Slam by Nick Hornby
Published: 2007 by G.P. Putnam’s Sons
Reading Level: Young Adult
Sam is a troubled 15-16 year-old skateboarder who lives in London. He has a poster of Tony Hawk in his room that he turns to for advice. As Sam puts it, “I talk to Tony Hawk and Tony Hawk talks back.” Sam has a few prophetic dreams that launch him into the future throughout the novel. When he is back to his normal time, he concludes he was sent into the future by some mysterious power of his Tony Hawk poster.
Things seem to be going well for Sam until 'slam!' Sam begins to date the beautiful Alicia and believes he's in love with her. He concentrates on their relationship at the expense of all his other interests, like skateboarding. They have sex several times, once without protection. After a while, Sam gets bored with the intensity of his relationship with Alicia and decides to break-up. But, later on, Alicia calls him and asks to meet with him. Yep, she’s pregnant.
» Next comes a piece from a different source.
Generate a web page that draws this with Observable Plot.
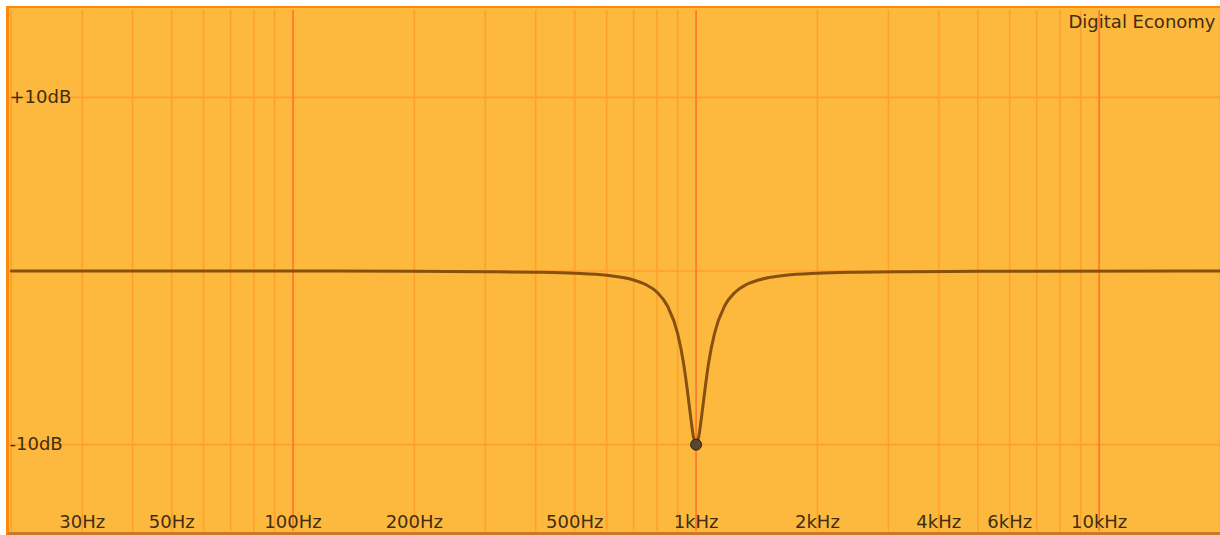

They have some decisions to make--have the baby or not, stay together as a couple or not. Since there is foreshadowing throughout, the ending to the teen pregnancy issue is predictable--although the actual ending of the story is a surprise because it is another prophetic dream.
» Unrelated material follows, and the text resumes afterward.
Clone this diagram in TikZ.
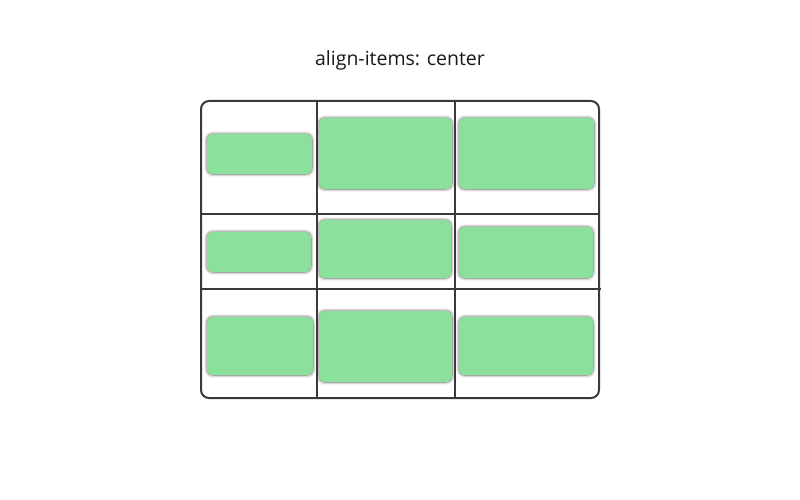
\documentclass[tikz,border=0pt]{standalone}
\usepackage{fontspec}
\setmainfont{Open Sans}
\usetikzlibrary{calc,positioning,shadows.blur}
\definecolor{grid_gray}{RGB}{58, 58, 58}
\definecolor{item_green}{RGB}{139, 224, 156}
\tikzset{
	itembox/.style={draw=none,fill=item_green,rounded corners=6pt,inner sep=0pt,
		blur shadow={shadow xshift=0pt,shadow yshift=0pt,shadow blur radius=3pt,shadow opacity=65,shadow blur steps=6}},
	gridline/.style={draw=grid_gray,line width=2pt},
}
\begin{document}
\begin{tikzpicture}[
		x=1pt,y=-1pt,
		every node/.style={font=\fontsize{19.5}{23}\selectfont},
	]
	\useasboundingbox (0,0) rectangle (800,500);

	% title
	\node[name=title,text=black!90] at (400,60) {align-items: center};

	% items: name / left / top / right / bottom
	\foreach \n/\xa/\ya/\xb/\yb in {
			a1/207/134/312/174, a2/319/118/452/189, a3/459/118/594/189,
			b1/207/232/311/272, b2/319/220/451/278, b3/459/227/593/278,
			c1/207/317/313/375, c2/319/311/452/382, c3/459/317/593/375}{
			\node[itembox,minimum width={\xb-\xa},minimum height={\yb-\ya},name=item-\n]
				at ({(\xa+\xb)/2},{(\ya+\yb)/2}) {};
		}

	% grid container
	\draw[gridline,rounded corners=8pt] (201,101) rectangle (599,398);
	\foreach \x in {317,455}{
			\draw[gridline] (\x,101) -- (\x,398);
		}
	\draw[gridline] (201,214) -- (599,214);
	\draw[gridline] (201,289) -- (601,289);

\end{tikzpicture}
\end{document}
This is the first Nick Hornby book I’ve read although I’ve seen two of his movies, About a Boy and High Fidelity and thoroughly liked them both. So, I was really looking forward to reading Slam. Unfortunately, for me, most of this story falls flat. Don’t get me wrong. There are some entertaining parts. It has some humorous bits, especially at the beginning. And I did enjoy reading the dialogue when Sam and Alicia meet. Oh yes, and the upbeat ending is a plus. But, the author fails to maintain my interest, I think, because the main storyline is too predictable. The ‘time travel’ or “future prediction dream” idea is interesting but without sufficient explanation. And the story movement, from present to future to past, is sometimes confusing.
Sam narrates the story as if his fast paced, non-stop thoughts are talking to me. And if someone did talk to me like that, I would either say “Stop, slow down, you’re driving me crazy!” or maybe listen for 10-15 minutes and then say, “Sorry, gotta go!” For example, the narration goes, “It was sunny, and I’d spent most of the day down at Grind City , which as you may or may not know is a skate park a short bus ride from my house. I mean, you probably wouldn’t know that it’s a short bus ride from my house, because you don’t know where I live, but you might have heard of the skate park, if you’re cool, or if you know somebody who’s cool.”
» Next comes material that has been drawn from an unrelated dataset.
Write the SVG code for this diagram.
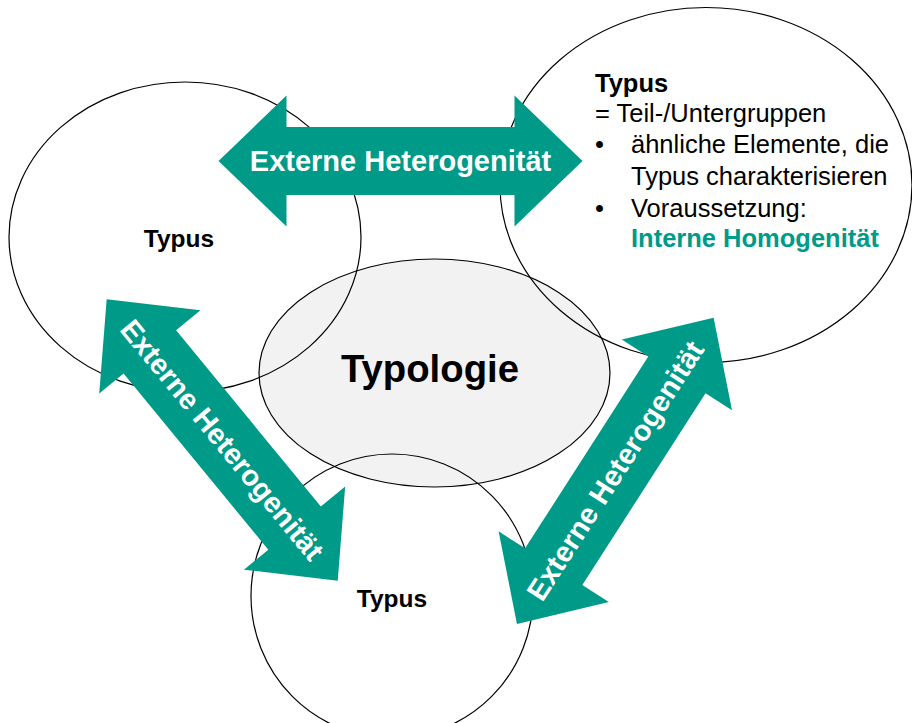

If his thoughts were only like that a few times, it wouldn’t be bad, but he does that a lot…starts off in one direction and falls back to explain. I guess the author thought it would sound like an authentic 15 year old, but after awhile, I thought it was annoying.
Finally, if I say, along with the tedious narration, there is nothing endearing about Sam or Alicia, you would not be surprised to hear that I can’t recommend Slam (....well, maybe, you would like Slam if you're a 15-16 year old skater who loves Tony Hawk, and you want some insight into dating a beautiful girl that you have nothing in common with and hope to, or, actually, hope not to, get pregnant, and if you did get her pregnant, whether you were obligated to stay with her and the baby or not...YOU SEE HOW ANNOYING tedious narration can be!).